はじめから読む

前の話を読む

2020年夏。
ICUの窓から見える景色は、晴天。ICUには複数のベッドがあリ、私はひとつのベッドに横たわり、晴天の青空を見ている。主治医の言葉を思い出す。 

 「くも膜下出血の家族歴がある場合、ご家族も、くも膜下出血になる可能性があるんですよ」 

知らなかった。
考えてもみなかった。知らないから、考えようもないのだけど。 確定ではないものの、遺伝は可能性として十分考えられる。私の叔父がくも膜下出血で亡くなったこともそうだし、父方の親族の半分は短命だ。だが、残り半分は長生きしている。退院し、全てが終わったら、調べてみよう。 
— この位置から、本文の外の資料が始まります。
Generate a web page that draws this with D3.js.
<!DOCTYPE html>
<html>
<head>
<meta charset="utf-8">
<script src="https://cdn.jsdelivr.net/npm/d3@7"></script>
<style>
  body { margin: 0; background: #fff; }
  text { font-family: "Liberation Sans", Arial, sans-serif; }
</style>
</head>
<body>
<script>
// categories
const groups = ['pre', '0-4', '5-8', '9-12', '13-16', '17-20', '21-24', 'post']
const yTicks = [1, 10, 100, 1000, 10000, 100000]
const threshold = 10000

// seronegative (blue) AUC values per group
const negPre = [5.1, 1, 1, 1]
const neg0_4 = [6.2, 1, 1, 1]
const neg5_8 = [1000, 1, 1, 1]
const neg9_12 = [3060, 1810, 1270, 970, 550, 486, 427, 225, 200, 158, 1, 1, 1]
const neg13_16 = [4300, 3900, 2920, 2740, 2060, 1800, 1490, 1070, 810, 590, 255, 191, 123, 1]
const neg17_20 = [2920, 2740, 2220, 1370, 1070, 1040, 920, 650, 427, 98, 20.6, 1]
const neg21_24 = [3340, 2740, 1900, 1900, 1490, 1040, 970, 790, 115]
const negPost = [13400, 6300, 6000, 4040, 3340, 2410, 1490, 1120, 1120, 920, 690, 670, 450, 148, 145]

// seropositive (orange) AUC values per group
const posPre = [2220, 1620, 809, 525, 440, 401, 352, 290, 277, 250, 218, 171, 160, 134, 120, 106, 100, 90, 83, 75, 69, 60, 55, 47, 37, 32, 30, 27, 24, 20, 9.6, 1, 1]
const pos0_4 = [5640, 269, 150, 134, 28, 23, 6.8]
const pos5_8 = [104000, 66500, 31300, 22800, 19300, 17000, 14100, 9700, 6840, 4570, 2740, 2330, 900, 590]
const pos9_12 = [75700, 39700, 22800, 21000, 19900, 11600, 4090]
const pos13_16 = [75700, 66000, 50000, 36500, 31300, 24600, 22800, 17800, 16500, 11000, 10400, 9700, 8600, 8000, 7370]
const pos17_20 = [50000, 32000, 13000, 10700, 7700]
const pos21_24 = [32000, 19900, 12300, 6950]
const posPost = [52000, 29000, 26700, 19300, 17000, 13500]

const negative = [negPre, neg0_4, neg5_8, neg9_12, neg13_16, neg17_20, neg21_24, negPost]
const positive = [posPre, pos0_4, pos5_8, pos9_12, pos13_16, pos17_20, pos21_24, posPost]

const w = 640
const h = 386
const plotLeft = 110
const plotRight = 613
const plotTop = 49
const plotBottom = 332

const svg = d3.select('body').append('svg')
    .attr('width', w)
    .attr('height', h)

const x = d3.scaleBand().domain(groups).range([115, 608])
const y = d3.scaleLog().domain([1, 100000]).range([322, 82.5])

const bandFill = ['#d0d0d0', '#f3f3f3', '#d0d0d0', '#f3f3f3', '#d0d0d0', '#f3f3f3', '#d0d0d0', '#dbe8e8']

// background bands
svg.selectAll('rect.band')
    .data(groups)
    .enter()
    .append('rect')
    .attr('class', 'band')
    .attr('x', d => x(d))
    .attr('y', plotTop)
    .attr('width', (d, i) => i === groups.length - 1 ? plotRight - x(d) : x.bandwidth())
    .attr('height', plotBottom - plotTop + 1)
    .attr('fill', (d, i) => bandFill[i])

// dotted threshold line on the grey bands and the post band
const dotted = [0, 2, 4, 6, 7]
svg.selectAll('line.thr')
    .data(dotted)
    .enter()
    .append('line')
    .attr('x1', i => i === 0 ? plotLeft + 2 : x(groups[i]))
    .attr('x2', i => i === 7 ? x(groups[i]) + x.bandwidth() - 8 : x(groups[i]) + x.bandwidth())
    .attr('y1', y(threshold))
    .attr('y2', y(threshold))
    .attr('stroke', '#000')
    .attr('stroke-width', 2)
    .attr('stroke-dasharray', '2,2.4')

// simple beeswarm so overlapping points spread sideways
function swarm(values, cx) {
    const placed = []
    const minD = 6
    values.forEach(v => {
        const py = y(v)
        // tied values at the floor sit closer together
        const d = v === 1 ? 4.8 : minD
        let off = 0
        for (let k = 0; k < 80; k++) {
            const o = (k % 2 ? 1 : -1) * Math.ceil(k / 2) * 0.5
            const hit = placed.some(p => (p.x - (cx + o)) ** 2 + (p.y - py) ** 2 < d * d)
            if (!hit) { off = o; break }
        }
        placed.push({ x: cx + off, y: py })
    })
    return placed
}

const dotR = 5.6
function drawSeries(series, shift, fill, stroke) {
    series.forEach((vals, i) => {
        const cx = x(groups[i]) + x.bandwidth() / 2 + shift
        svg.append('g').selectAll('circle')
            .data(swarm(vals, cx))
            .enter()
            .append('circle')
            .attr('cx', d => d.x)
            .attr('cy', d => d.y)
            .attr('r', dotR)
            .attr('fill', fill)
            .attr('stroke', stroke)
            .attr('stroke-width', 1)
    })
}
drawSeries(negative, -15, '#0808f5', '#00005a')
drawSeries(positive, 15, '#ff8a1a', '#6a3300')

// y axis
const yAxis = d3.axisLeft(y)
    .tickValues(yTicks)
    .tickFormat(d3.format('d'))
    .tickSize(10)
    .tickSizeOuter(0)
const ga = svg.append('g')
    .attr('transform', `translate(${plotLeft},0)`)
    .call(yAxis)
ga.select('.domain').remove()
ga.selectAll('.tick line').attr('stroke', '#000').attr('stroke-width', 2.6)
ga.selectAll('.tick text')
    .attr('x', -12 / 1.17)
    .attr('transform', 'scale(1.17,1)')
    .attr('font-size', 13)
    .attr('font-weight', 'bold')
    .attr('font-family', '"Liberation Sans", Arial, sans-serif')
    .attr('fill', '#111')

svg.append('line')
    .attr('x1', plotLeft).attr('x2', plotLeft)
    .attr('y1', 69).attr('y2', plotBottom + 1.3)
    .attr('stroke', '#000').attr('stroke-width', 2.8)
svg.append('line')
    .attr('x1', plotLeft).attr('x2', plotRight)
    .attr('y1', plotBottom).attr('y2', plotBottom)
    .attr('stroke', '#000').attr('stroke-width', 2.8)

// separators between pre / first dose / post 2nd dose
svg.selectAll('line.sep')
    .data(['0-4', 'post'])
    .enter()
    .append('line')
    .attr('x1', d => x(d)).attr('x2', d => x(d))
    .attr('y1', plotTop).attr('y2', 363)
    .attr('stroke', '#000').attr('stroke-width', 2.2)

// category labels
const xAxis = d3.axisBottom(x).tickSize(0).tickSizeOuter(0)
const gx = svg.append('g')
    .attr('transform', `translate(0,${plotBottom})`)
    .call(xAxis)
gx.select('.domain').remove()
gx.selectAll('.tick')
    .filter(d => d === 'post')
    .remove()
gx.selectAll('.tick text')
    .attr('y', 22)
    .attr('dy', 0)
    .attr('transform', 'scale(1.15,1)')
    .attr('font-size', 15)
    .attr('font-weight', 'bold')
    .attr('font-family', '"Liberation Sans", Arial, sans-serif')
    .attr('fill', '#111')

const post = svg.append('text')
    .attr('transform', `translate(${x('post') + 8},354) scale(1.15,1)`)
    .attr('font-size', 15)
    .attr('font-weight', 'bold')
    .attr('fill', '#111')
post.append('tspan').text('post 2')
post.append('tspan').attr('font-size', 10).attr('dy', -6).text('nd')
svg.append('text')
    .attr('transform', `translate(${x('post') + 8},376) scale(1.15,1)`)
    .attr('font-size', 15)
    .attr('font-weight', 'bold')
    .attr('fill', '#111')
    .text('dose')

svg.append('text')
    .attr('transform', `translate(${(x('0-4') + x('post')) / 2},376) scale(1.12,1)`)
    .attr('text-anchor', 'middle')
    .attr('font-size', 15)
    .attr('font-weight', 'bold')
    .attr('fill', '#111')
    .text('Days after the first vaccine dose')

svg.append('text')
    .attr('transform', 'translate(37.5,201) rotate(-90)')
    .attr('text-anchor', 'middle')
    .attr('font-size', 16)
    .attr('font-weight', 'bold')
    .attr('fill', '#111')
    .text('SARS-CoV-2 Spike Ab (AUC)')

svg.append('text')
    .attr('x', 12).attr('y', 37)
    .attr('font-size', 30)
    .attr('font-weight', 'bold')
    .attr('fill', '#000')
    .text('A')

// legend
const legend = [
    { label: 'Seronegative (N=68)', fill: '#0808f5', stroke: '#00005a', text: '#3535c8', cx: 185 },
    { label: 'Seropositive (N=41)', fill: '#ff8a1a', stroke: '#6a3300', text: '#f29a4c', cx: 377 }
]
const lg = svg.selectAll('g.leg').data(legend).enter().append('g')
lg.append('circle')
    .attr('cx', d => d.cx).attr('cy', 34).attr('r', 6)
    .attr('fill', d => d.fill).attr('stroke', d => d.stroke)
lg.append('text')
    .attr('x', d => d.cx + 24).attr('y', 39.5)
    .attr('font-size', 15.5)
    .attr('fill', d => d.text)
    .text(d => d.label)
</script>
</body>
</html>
そんなことを考えていると、看護師が私に話しかける。彼女の両手には、紙・書類が大量にある。なんだろう?

20231006
「新月さん、こちら確認してください。無理はしなくても大丈夫ですからね。入院の案内です。枚数があるんですが、同意書など確認・記入して頂きたいですものがあります」 

私は、用紙とペンを受け取る。 
そして、看護師は話を続けた。 

 「パジャマ・タオルは、レンタルです。詳細は、こちらの用紙をご確認ください」 
「歯ブラシ・スリッパを購入しますか?」
 「入院生活で必要なものは、こちらのリスト表から購入できます」 
「今、コロナ禍のため、面会をお断りしています。ご家族とお話ししたい場合、オンラインTVを用意しています。使い方・申し込み方法は、こちらの用紙に記載しています」 

 私は、頭が痛い。
この頭痛の中、この大量の資料を読み、手続きをする必要があるようだ。 看護師は、さらに続ける。

 「無理はしなくても、大丈夫ですからね」 

そうは言うけれど、しないわけにもいかず。
私は、休みながら、資料を読み始めた。そして、各方面への連絡も始めた。仕事、家族、友人。 たまたまなんだろうけど、仕事はくも膜下出血を発症した前日に、全て終えていた。さらに、たまたまなんだろうけど、家事も全て終えていた。都合が良い。これは、なんのタイミングなんだろう? 

家族には心配をかけた。
動揺していると思ったけれど、家族からの連絡は、後ろ向きな発言がなかった。心強い。

友人には「大丈夫?」と尋ねられた。
どうなんだろう?そう問われても、わからない。たぶん、大丈夫だと思う。生きているし、メールもしている。大丈夫な患者だと思う。「大丈夫」と答えておこう。 そんなやりとりをしつつ、すごい時代だと思った。 

私は、面会謝絶のICUに入院している。
だけど、スマホのおかげで、社会とコミュニケーションが取れている。幼少期の頃ドラマで観た、ICUの入院患者とは違う。

スマホが、ひとつの時代を作ったんだと、ぼんやり思った。 

 私の入院生活初日。 
正確にいうと、意識を取り戻してからの初日は、多忙に終わった。疲れた。ここで、気づく。 

 生きるは、忙しいんだ。

■後日談

入院生活に慣れてくると、自宅のベッドとそんなに変わらないよね…な気持ちになりました。
頭痛もするし、歩くのもままなりません。自由もありません。 

だけど、社会とコミュニケーションが取れています。だけど、病院内で入手できないものは、別の方法で入手していました。